→ **SUPPLIED MATERIAL**:
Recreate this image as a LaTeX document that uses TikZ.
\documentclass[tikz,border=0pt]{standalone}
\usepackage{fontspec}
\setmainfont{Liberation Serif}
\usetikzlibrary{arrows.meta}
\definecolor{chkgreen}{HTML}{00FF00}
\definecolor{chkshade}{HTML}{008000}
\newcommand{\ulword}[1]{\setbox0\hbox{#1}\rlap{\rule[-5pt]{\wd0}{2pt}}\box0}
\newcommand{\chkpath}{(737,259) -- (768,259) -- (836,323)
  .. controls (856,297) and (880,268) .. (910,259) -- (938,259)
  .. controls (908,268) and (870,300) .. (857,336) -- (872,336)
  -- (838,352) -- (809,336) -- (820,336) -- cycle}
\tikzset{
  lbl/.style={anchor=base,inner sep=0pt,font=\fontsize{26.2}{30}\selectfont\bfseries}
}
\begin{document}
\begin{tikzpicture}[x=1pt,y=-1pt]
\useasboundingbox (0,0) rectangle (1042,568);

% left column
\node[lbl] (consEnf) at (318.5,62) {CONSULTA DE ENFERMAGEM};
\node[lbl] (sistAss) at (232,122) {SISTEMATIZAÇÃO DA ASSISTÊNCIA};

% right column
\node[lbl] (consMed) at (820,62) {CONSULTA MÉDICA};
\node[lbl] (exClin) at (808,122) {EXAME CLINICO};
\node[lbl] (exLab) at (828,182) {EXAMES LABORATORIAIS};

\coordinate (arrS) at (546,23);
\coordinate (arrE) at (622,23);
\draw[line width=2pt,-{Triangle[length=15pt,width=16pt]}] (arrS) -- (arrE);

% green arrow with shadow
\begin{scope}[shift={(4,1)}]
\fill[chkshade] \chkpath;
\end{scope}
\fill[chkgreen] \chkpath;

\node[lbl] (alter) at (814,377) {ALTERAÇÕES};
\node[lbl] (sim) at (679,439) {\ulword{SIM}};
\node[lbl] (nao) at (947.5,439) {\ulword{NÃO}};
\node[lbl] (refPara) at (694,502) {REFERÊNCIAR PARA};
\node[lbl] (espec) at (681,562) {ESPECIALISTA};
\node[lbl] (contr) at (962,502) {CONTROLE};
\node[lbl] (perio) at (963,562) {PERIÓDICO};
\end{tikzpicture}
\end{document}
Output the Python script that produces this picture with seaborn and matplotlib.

→ **SHORT EXERCISE**:
Report how many lines in the data include the word "this", and give nothing but the count.

→ **EXERCISE RESPONSE**:
2